Copy all lines below exactly as written. Leave pictures out.
- - -
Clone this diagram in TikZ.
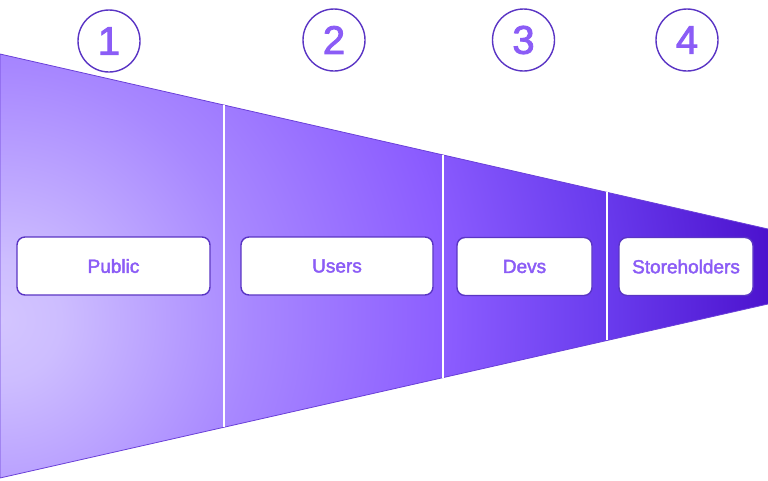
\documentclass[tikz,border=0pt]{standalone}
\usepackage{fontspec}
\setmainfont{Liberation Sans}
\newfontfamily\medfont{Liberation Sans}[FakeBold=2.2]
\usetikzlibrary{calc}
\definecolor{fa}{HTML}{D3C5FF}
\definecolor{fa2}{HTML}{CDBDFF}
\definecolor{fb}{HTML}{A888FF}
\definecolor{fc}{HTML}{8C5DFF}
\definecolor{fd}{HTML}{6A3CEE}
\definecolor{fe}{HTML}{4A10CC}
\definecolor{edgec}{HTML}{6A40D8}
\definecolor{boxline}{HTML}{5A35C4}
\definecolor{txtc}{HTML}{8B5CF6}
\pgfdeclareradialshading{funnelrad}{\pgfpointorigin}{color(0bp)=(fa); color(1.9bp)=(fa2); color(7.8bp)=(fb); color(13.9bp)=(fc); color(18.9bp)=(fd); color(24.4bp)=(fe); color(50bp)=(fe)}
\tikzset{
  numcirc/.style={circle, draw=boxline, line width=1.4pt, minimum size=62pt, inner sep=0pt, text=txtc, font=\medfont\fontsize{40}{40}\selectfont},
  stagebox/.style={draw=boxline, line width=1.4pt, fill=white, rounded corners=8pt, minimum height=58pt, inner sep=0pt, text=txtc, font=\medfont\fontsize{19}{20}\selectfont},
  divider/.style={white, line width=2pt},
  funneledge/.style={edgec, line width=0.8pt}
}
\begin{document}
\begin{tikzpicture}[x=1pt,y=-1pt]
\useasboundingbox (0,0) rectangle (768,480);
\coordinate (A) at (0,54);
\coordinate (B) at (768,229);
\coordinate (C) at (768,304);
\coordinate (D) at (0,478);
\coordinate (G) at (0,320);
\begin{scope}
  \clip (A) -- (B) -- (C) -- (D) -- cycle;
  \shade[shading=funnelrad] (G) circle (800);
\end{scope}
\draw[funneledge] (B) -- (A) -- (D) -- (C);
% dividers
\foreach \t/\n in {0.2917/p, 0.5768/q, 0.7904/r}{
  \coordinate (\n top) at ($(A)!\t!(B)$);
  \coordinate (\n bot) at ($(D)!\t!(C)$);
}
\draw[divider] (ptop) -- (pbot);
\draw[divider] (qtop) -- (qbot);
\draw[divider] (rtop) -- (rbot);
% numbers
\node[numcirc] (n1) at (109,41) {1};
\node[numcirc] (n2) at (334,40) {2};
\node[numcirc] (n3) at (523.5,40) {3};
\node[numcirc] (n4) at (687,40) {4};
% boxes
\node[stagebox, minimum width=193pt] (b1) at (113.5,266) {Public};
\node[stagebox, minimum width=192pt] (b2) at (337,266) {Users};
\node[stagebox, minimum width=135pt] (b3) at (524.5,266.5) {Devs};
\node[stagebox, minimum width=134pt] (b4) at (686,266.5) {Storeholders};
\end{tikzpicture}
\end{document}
- - -
The completed task:
Clone this diagram in TikZ.
\documentclass[tikz,border=0pt]{standalone}
\usepackage{fontspec}
\setmainfont{Liberation Sans}
\newfontfamily\medfont{Liberation Sans}[FakeBold=2.2]
\usetikzlibrary{calc}
\definecolor{fa}{HTML}{D3C5FF}
\definecolor{fa2}{HTML}{CDBDFF}
\definecolor{fb}{HTML}{A888FF}
\definecolor{fc}{HTML}{8C5DFF}
\definecolor{fd}{HTML}{6A3CEE}
\definecolor{fe}{HTML}{4A10CC}
\definecolor{edgec}{HTML}{6A40D8}
\definecolor{boxline}{HTML}{5A35C4}
\definecolor{txtc}{HTML}{8B5CF6}
\pgfdeclareradialshading{funnelrad}{\pgfpointorigin}{color(0bp)=(fa); color(1.9bp)=(fa2); color(7.8bp)=(fb); color(13.9bp)=(fc); color(18.9bp)=(fd); color(24.4bp)=(fe); color(50bp)=(fe)}
\tikzset{
  numcirc/.style={circle, draw=boxline, line width=1.4pt, minimum size=62pt, inner sep=0pt, text=txtc, font=\medfont\fontsize{40}{40}\selectfont},
  stagebox/.style={draw=boxline, line width=1.4pt, fill=white, rounded corners=8pt, minimum height=58pt, inner sep=0pt, text=txtc, font=\medfont\fontsize{19}{20}\selectfont},
  divider/.style={white, line width=2pt},
  funneledge/.style={edgec, line width=0.8pt}
}
\begin{document}
\begin{tikzpicture}[x=1pt,y=-1pt]
\useasboundingbox (0,0) rectangle (768,480);
\coordinate (A) at (0,54);
\coordinate (B) at (768,229);
\coordinate (C) at (768,304);
\coordinate (D) at (0,478);
\coordinate (G) at (0,320);
\begin{scope}
  \clip (A) -- (B) -- (C) -- (D) -- cycle;
  \shade[shading=funnelrad] (G) circle (800);
\end{scope}
\draw[funneledge] (B) -- (A) -- (D) -- (C);
% dividers
\foreach \t/\n in {0.2917/p, 0.5768/q, 0.7904/r}{
  \coordinate (\n top) at ($(A)!\t!(B)$);
  \coordinate (\n bot) at ($(D)!\t!(C)$);
}
\draw[divider] (ptop) -- (pbot);
\draw[divider] (qtop) -- (qbot);
\draw[divider] (rtop) -- (rbot);
% numbers
\node[numcirc] (n1) at (109,41) {1};
\node[numcirc] (n2) at (334,40) {2};
\node[numcirc] (n3) at (523.5,40) {3};
\node[numcirc] (n4) at (687,40) {4};
% boxes
\node[stagebox, minimum width=193pt] (b1) at (113.5,266) {Public};
\node[stagebox, minimum width=192pt] (b2) at (337,266) {Users};
\node[stagebox, minimum width=135pt] (b3) at (524.5,266.5) {Devs};
\node[stagebox, minimum width=134pt] (b4) at (686,266.5) {Storeholders};
\end{tikzpicture}
\end{document}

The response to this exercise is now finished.